Be it those long queues in front of Nandan during the Kolkata Film Festival or the college fests of Jadavpur University or Presidency every year, if you are a Bengali, chances are your fetish for alternative cinema has by now acquainted you to Vittorio De Sica, Akira Kurosawa and Jean-Luc Godard after Satyajit Ray, of course.
If Bengalis have a nose for the art-house, it is probably because of their acute consciousness of the works of the likes of Ray, Mrinal Sen, Ritwik Ghatak and Bimal Roy and how the same is an integral part of the Bengali identity. Bengalis and aspiring Bengali filmmakers have for long taken immense pride in not being a part of the mainstream, the other name of which is Bollywood.
Circa 2012. A bunch of Bengali directors are again redefining the cinematic idiom. Only this time it is that of Bollywood.

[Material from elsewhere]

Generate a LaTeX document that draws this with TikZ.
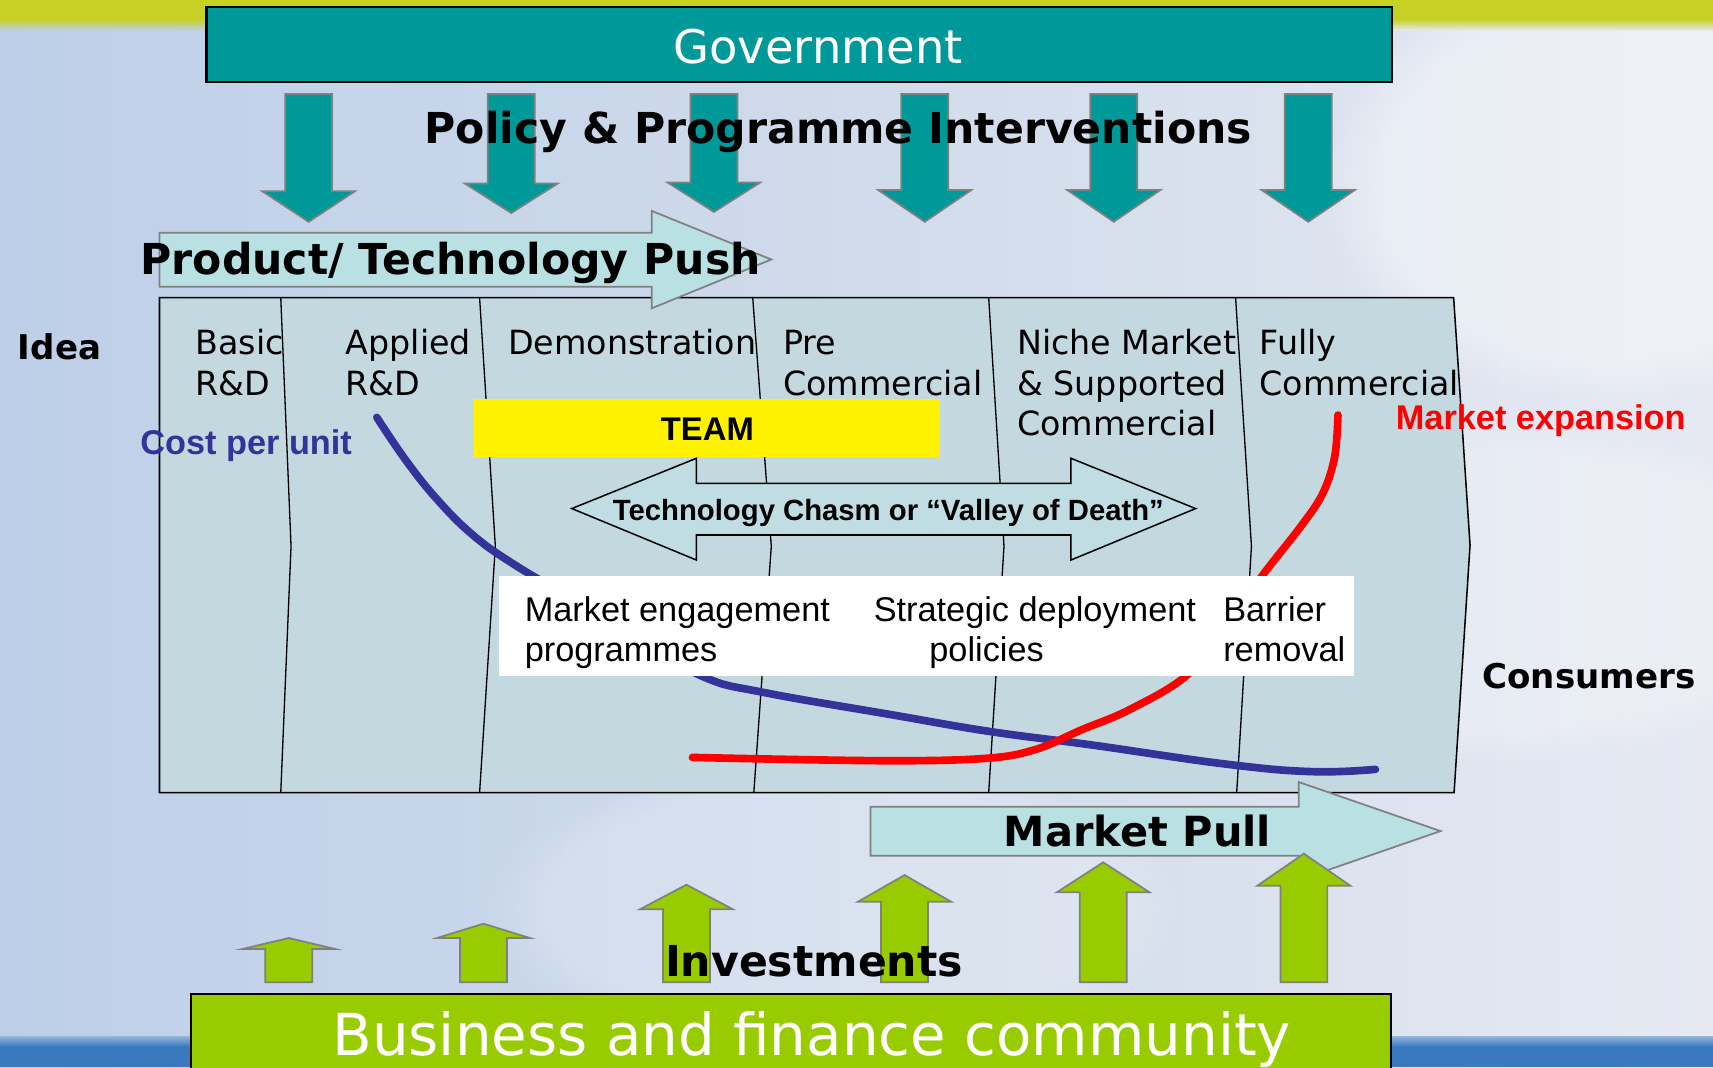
\documentclass[tikz,border=0pt]{standalone}
\usepackage{fontspec}
\setmainfont{DejaVu Sans}
\newfontfamily\arialf{Liberation Sans}
\usetikzlibrary{fadings}
\definecolor{skyL}{HTML}{BDCFE8}
\definecolor{skyM}{HTML}{D0DBEB}
\definecolor{skyR}{HTML}{E6E9F2}
\definecolor{bandY}{HTML}{C6D124}
\definecolor{bandB}{HTML}{3A79BD}
\definecolor{bandBL}{HTML}{8DB2DA}
\definecolor{govteal}{HTML}{009999}
\definecolor{bizgreen}{HTML}{99CC00}
\definecolor{stagefill}{HTML}{C4D8E0}
\definecolor{pushfill}{HTML}{B9E0E3}
\definecolor{arrgray}{HTML}{808080}
\definecolor{costblue}{HTML}{333399}
\definecolor{chasmfill}{HTML}{BFDDE2}
\tikzset{
  lbl/.style={inner sep=0pt, outer sep=0pt, anchor=base west},
  stagetxt/.style={lbl, font=\fontsize{15.25}{18}\selectfont},
  titletxt/.style={lbl, font=\bfseries\fontsize{19.5}{23}\selectfont},
  sidetxt/.style={lbl, font=\bfseries\fontsize{15.6}{18}\selectfont},
  arialbold/.style={lbl, font=\arialf\bfseries\fontsize{15.7}{18}\selectfont},
  boxtxt/.style={lbl, font=\arialf\fontsize{15.7}{18}\selectfont},
  downarr/.style={fill=govteal, draw=arrgray, line width=0.8pt},
  uparr/.style={fill=bizgreen, draw=arrgray, line width=0.8pt},
  bigarrow/.style={fill=pushfill, draw=arrgray, line width=0.8pt},
  divider/.style={draw=black, line width=0.6pt},
  curveline/.style={line width=3.5pt, line cap=round, line join=round},
  cloud/.style={fill=white, path fading=circle with fuzzy edge 20 percent},
}
\newcommand\mkdown[3]{%
  \path[downarr] (#1-21.5,86) -- (#1+21.5,86) -- (#1+21.5,#2) -- (#1+42.5,#2)
    -- (#1,#3) -- (#1-42.5,#2) -- (#1-21.5,#2) -- cycle;}
\newcommand\mkup[3]{%
  \path[uparr] (#1-21.5,899) -- (#1-21.5,#3) -- (#1-42.5,#3) -- (#1,#2)
    -- (#1+42.5,#3) -- (#1+21.5,#3) -- (#1+21.5,899) -- cycle;}
\begin{document}
\begin{tikzpicture}[x=0.5pt, y=-0.5pt]
\useasboundingbox (0,0) rectangle (1568,976.7);
% background sky
\shade[left color=skyL, right color=skyR, middle color=skyM] (0,0) rectangle (1568,976.7);
\fill[cloud, opacity=0.35] (1470,170) ellipse (260 and 200);
\fill[cloud, opacity=0.25] (1380,540) ellipse (300 and 160);
\fill[cloud, opacity=0.2] (760,830) ellipse (320 and 140);
% top band
\fill[bandY] (0,0) rectangle (1568,18);
\shade[top color=bandY, bottom color=skyL] (0,17.5) rectangle (200,28);
\shade[top color=bandY, bottom color=skyR] (1260,17.5) rectangle (1568,28);
% bottom band
\shade[top color=bandBL, bottom color=bandB] (0,949) rectangle (1568,958);
\fill[bandB] (0,957.5) rectangle (1568,976.7);
% government
\filldraw[fill=govteal, draw=black, line width=1pt] (189,6.5) rectangle (1274,75);
\node[inner sep=0pt, anchor=base, text=white, font=\fontsize{21.25}{25}\selectfont] (gov) at (749,58) {Government};
% down arrows
\mkdown{282.5}{175}{203}
\mkdown{468}{168}{195}
\mkdown{653.5}{167}{194}
\mkdown{846.5}{174}{203}
\mkdown{1019.5}{174}{203}
\mkdown{1197.5}{174}{203}
\node[titletxt] (policy) at (388.8,131.2) {Policy \& Programme Interventions};
% stage box
\filldraw[fill=stagefill, draw=black, line width=0.7pt] (146,272.5) -- (1330.6,272.5) -- (1345.6,499) -- (1331,725.5) -- (146,725.5) -- cycle;
\draw[divider] (257,272.5) -- (266.4,500) -- (257,725.5);
\draw[divider] (439,272.5) -- (453.4,500) -- (439,725.5);
\draw[divider] (689,272.5) -- (706,500) -- (690,725.5);
\draw[divider] (905,272.5) -- (919,500) -- (905,725.5);
\draw[divider] (1131,272.5) -- (1145.5,500) -- (1132,725.5);
% push arrow
\path[bigarrow] (146,213) -- (596.5,213) -- (596.5,193) -- (706,237.5) -- (596.5,282.2) -- (596.5,262.5) -- (146,262.5) -- cycle;
\node[titletxt] (push) at (128.7,251.7) {Product/ Technology Push};
% curves
\draw[curveline, draw=costblue] plot[smooth, tension=0.7] coordinates {(344.9,382) (372,422) (400,457) (432,489) (468,515) (525,549) (590,588) (645,620) (700,634) (817.7,654.5) (907,669.7) (1000,682) (1122,699.4) (1201,706.3) (1259,704.2)};
\draw[curveline, draw=red] plot[smooth, tension=0.6] coordinates {(633.8,693.3) (807,696.3) (901.6,694.2) (948,686) (990,668) (1033,650) (1085.6,618.8) (1122,575) (1154.8,527.8) (1190.6,482) (1210.8,451.6) (1221.7,418) (1224.7,379.9)};
% TEAM
\fill[yellow] (433.8,365.5) rectangle (860.6,418);
\node[inner sep=0pt, anchor=base, font=\arialf\bfseries\fontsize{15}{18}\selectfont] (team) at (647.5,402.8) {TEAM};
% chasm double arrow
\filldraw[fill=chasmfill, draw=black, line width=0.7pt] (523.4,465.5) -- (637.4,419.5) -- (637.4,442.4) -- (980.3,442.4) -- (980.3,419.5) -- (1094.4,465.5) -- (980.3,512.6) -- (980.3,489.7) -- (637.4,489.7) -- (637.4,512.6) -- cycle;
\node[lbl, font=\arialf\bfseries\fontsize{13.4}{16}\selectfont] (chasm) at (561,476.6) {Technology Chasm or “Valley of Death”};
% white box
\fill[white] (456.8,527.2) rectangle (1239,618.8);
\node[boxtxt] (me1) at (480.4,569) {Market engagement};
\node[boxtxt] (me2) at (480.4,605.6) {programmes};
\node[boxtxt] (sd1) at (799.8,569) {Strategic deployment};
\node[boxtxt] (sd2) at (850.7,605.6) {policies};
\node[boxtxt] (br1) at (1119.7,569) {Barrier};
\node[boxtxt] (br2) at (1119.7,605.6) {removal};
% stage labels
\node[stagetxt] (basic1) at (179,324.3) {Basic};
\node[stagetxt] (basic2) at (179,361.6) {R\&D};
\node[stagetxt] (appl1) at (316.4,324.3) {Applied};
\node[stagetxt] (appl2) at (316.4,361.6) {R\&D};
\node[stagetxt] (demo) at (465,324.3) {Demonstration};
\node[stagetxt] (pre1) at (717,324.3) {Pre};
\node[stagetxt] (pre2) at (717,361.6) {Commercial};
\node[stagetxt] (niche1) at (931,324.3) {Niche Market};
\node[stagetxt] (niche2) at (931,361.6) {\& Supported};
\node[stagetxt] (niche3) at (931,398.9) {Commercial};
\node[stagetxt] (full1) at (1153,324.3) {Fully};
\node[stagetxt] (full2) at (1153,361.6) {Commercial};
% market pull
\path[bigarrow] (796.7,738.4) -- (1188.7,738.4) -- (1188.7,715.8) -- (1318.6,760.7) -- (1188.7,805.6) -- (1188.7,783.2) -- (796.7,783.2) -- cycle;
\node[lbl, font=\bfseries\fontsize{19}{23}\selectfont] (pull) at (919,774.4) {Market Pull};
% up arrows
\mkup{264.3}{858.6}{868.7}
\mkup{442.5}{845.5}{858.6}
\mkup{628.3}{809.8}{832.3}
\mkup{828}{801}{825.3}
\mkup{1009.8}{789.3}{816.8}
\mkup{1193.5}{781.4}{810.7}
\node[titletxt] (invest) at (608.8,894) {Investments};
% business box
\filldraw[fill=bizgreen, draw=black, line width=1pt] (174.7,909.6) rectangle (1273.4,990);
\node[inner sep=0pt, anchor=base, text=white, font=\fontsize{26.5}{30}\selectfont] (biz) at (743,965.7) {Business and finance community};
% side labels
\node[sidetxt] (idea) at (16.4,328.9) {Idea};
\node[arialbold, text=costblue] (cost) at (128.5,415.6) {Cost per unit};
\node[arialbold, text=red] (mexp) at (1277.7,393) {Market expansion};
\node[sidetxt] (cons) at (1357,630) {Consumers};
\end{tikzpicture}
\end{document}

And the movie industry, which for long has thrived on Hollywood rip-offs, song and dance in foreign locales, melodrama and lukewarm action sequences, seems to have made place for the likes of Dibakar Banerjee’s Shanghai and Sujoy Ghosh’s Kahaani today.

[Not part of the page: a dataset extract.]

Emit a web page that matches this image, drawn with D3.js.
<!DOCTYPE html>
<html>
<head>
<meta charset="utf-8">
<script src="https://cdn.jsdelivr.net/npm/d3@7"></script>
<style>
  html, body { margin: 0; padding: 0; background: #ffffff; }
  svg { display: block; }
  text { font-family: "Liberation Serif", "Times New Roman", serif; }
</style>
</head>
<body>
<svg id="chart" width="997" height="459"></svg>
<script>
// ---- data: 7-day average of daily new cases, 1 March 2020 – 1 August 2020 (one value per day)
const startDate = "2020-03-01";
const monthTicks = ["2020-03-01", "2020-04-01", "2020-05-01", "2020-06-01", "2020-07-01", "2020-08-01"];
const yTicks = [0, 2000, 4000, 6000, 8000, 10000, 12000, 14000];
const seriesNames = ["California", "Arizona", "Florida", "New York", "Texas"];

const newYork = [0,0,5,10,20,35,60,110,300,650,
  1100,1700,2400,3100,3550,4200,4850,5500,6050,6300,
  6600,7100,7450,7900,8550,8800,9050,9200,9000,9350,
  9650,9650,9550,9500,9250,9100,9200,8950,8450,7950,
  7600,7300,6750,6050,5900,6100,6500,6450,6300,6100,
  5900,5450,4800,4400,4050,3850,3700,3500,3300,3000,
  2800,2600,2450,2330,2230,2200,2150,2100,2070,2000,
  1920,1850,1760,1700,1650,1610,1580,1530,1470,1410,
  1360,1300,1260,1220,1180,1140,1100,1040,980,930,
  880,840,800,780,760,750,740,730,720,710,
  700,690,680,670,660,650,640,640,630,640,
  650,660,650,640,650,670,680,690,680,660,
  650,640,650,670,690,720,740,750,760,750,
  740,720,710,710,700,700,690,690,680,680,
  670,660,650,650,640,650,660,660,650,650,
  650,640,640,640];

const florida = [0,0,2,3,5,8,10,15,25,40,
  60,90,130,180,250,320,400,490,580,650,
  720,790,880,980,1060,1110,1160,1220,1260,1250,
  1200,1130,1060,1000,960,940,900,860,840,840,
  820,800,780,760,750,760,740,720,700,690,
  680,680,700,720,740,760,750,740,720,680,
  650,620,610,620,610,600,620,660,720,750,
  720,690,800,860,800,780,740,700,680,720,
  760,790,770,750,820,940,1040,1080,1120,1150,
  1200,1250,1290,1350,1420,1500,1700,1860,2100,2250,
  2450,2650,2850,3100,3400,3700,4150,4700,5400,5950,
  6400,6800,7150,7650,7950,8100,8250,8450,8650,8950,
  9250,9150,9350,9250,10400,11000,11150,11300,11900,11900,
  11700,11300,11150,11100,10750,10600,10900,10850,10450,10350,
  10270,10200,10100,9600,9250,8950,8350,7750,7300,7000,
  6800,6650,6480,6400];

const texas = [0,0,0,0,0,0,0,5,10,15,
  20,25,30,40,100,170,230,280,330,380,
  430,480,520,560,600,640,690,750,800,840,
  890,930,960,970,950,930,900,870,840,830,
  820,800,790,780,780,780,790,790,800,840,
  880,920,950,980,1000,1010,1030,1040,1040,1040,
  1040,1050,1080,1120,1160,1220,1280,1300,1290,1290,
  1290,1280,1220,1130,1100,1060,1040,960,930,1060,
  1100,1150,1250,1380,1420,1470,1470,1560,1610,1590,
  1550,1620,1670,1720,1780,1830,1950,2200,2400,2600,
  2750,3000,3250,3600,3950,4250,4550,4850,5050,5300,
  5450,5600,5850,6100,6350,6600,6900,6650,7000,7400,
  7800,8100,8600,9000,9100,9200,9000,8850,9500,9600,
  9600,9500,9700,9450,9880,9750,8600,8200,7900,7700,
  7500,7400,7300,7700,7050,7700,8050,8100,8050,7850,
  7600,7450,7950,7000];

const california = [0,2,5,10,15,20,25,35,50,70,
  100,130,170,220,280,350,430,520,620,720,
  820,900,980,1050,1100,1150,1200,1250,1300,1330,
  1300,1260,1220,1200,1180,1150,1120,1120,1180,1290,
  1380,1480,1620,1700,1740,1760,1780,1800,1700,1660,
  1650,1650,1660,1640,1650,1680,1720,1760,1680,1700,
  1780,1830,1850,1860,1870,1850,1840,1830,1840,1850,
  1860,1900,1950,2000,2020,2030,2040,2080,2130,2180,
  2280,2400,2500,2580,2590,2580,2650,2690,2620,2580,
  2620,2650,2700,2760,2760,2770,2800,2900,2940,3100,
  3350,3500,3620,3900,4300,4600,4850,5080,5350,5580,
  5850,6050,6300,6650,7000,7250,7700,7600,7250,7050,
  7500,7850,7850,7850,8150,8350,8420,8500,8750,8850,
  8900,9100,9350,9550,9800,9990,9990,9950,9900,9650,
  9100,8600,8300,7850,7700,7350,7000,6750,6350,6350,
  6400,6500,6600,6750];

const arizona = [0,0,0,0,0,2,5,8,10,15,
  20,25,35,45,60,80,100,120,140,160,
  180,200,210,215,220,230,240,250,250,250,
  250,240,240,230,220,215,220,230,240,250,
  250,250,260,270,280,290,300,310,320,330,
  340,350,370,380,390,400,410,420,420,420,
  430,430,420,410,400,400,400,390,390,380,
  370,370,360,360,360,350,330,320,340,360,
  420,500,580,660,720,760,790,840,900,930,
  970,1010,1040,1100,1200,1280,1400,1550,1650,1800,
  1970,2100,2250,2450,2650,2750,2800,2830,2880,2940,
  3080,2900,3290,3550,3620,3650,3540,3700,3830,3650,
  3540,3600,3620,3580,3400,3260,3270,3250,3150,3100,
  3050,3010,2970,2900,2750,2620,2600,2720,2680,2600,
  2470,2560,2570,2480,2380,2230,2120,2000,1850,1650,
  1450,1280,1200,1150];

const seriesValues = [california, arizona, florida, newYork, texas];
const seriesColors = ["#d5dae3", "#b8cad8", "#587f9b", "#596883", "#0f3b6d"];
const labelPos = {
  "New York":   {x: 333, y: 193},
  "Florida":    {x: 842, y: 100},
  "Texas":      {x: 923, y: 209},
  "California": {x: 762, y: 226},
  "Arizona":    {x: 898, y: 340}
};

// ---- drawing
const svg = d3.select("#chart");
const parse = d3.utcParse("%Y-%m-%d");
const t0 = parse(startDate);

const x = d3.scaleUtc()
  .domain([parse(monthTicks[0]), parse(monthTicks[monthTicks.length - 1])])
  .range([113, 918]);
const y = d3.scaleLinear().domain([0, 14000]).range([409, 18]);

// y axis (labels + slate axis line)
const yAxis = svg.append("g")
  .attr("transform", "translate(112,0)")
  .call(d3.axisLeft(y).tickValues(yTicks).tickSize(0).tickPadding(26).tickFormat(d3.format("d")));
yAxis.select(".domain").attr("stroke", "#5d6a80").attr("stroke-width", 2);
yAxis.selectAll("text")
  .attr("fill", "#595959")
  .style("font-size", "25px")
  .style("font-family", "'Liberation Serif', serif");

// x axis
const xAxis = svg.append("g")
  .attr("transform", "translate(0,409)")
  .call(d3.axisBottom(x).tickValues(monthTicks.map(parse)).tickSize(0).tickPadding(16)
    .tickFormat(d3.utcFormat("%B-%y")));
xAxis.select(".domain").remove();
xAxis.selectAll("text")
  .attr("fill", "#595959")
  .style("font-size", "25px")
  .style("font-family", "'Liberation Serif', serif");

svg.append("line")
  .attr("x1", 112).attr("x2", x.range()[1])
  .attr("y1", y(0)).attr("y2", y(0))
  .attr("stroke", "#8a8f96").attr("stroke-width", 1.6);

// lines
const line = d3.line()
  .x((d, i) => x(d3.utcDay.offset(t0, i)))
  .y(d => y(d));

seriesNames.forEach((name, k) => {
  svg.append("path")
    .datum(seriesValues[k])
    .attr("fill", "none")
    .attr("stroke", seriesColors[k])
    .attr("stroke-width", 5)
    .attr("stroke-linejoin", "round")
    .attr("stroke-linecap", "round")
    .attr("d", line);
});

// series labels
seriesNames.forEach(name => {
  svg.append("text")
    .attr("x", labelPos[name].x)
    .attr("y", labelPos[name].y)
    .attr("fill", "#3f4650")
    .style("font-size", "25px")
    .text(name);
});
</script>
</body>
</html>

Although the works of Banerjee and Ghosh are distinctly removed from the half-baked potboilers of Bollywood what these directors do is also a far cry from the works of Ray or Ghatak as well. With cinematic experimentation and intelligent storyline their prerogative is to cater to an audience that is well-informed, culturally aware, affluent, multiplex-going but which still has an appetite for the popular, the kitsch.
Banerjee with his latest film Shanghai achieves just that. A masterful sense of detailing, cinematic narrative and the trajectory of the film so frightfully similar to reality that it worries you that you would not be entertained.
But you are.
Ghosh is a mastermind of a filmmaker. You neither realise nor grudge him when you realise at the end of Kahaani, how he has been cheating you with Vidya Balan’s saccharine emotional foreplay. Kahaani’s success is that of a taut script brilliantly executed.
While Ayan Mukerji sold us a bubbly, crisp coming-of-age-story or a creative young boy in Wake Up Sid, Anurag Basu explored the grey areas of urban living with Life in a… Metro.
Shoojit Sircar, who had quietly stepped into Bollywood with a sensitive, gripping Yahaan, has gone up one rung with the commercial success of Vicky Donor – where he packaged a risque topic like sperm donation with humour and came out with an out-and-out intelligent entertainer.
If this breed of filmmakers is reminiscent of Ray and Ghatak in any sense, it is in their love for good cinema and faith in an intelligent audience.